Aim
State how many lines of the entries hold the string "diagram", and nothing more.

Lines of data
· · · · ·

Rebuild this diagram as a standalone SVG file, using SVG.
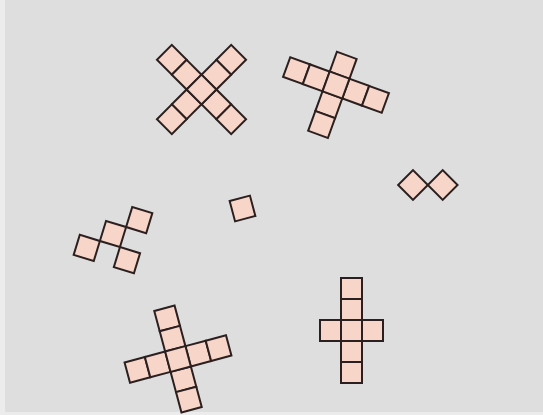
<svg xmlns="http://www.w3.org/2000/svg" xmlns:xlink="http://www.w3.org/1999/xlink" width="543" height="415" viewBox="0 0 543 415">
<style>
.cell{fill:#f7d5c8;stroke:#2b1f1f;stroke-width:2;stroke-linejoin:miter}
</style>
<defs>
<rect id="sq" class="cell" x="-10.5" y="-10.5" width="21" height="21"/>
</defs>
<rect x="0" y="0" width="543" height="415" fill="#dedede"/>
<rect x="0" y="0" width="5" height="415" fill="#ececec"/>
<rect x="0" y="412" width="543" height="3" fill="#ececec"/>
<g id="x-cross" transform="translate(201.5,89.5) rotate(45)">
<use href="#sq" x="-42" y="0"/><use href="#sq" x="-21" y="0"/><use href="#sq" x="21" y="0"/><use href="#sq" x="42" y="0"/>
<use href="#sq" x="0" y="-42"/><use href="#sq" x="0" y="-21"/><use href="#sq" x="0" y="21"/><use href="#sq" x="0" y="42"/>
<use href="#sq" x="0" y="0"/>
</g>
<g id="tilted-cross" transform="translate(336,85) rotate(20)">
<use href="#sq" x="-42" y="0"/><use href="#sq" x="-21" y="0"/><use href="#sq" x="21" y="0"/><use href="#sq" x="42" y="0"/>
<use href="#sq" x="0" y="-21"/><use href="#sq" x="0" y="21"/><use href="#sq" x="0" y="42"/>
<use href="#sq" x="0" y="0"/>
</g>
<g id="diag-four" transform="translate(113,234) rotate(17)">
<use href="#sq" x="0" y="0"/><use href="#sq" x="21" y="-21"/><use href="#sq" x="-21" y="21"/><use href="#sq" x="21" y="21"/>
</g>
<g id="single" transform="translate(242.5,208.5) rotate(-15)">
<use href="#sq" x="0" y="0"/>
</g>
<g id="pair" transform="translate(413,185)">
<use href="#sq" transform="rotate(45)"/>
<use href="#sq" transform="translate(29.7,0) rotate(45)"/>
</g>
<g id="big-cross" transform="translate(178,359) rotate(-15)">
<use href="#sq" x="-42" y="0"/><use href="#sq" x="-21" y="0"/><use href="#sq" x="21" y="0"/><use href="#sq" x="42" y="0"/>
<use href="#sq" x="0" y="-42"/><use href="#sq" x="0" y="-21"/><use href="#sq" x="0" y="21"/><use href="#sq" x="0" y="42"/>
<use href="#sq" x="0" y="0"/>
</g>
<g id="upright-cross" transform="translate(351.5,330.5)">
<use href="#sq" x="0" y="-42"/><use href="#sq" x="0" y="-21"/><use href="#sq" x="0" y="21"/><use href="#sq" x="0" y="42"/>
<use href="#sq" x="-21" y="0"/><use href="#sq" x="21" y="0"/>
<use href="#sq" x="0" y="0"/>
</g>
<g id="connectors"/>
</svg>
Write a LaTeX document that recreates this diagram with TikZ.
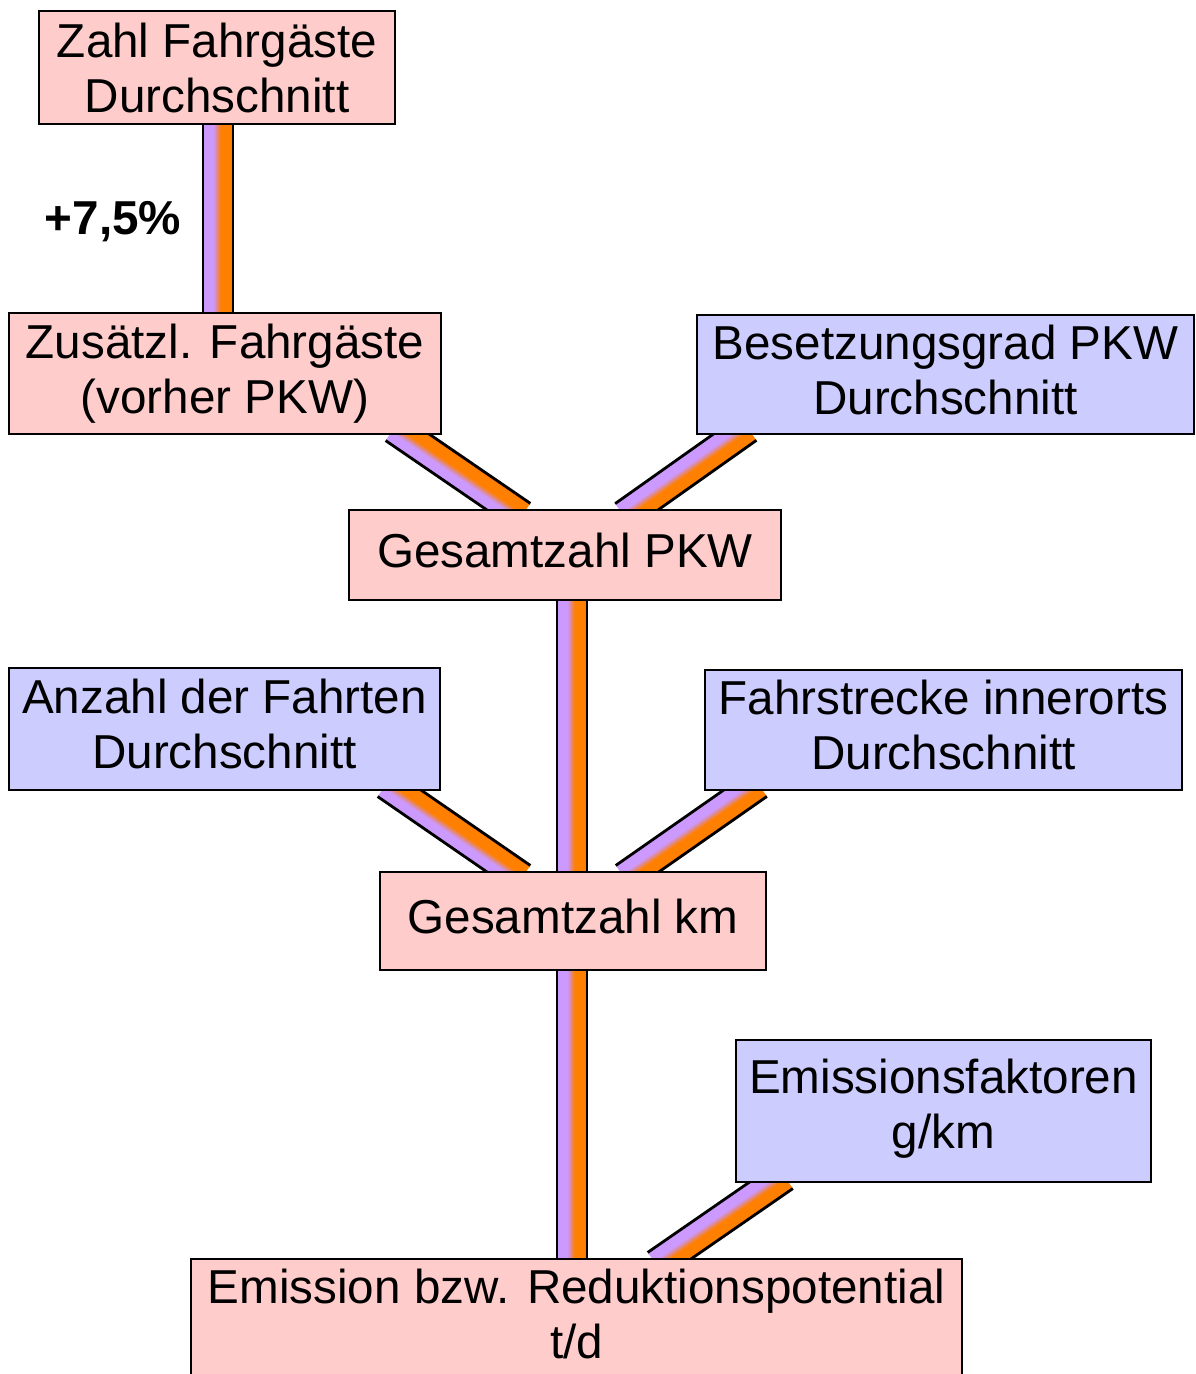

· · · · ·

Answer
2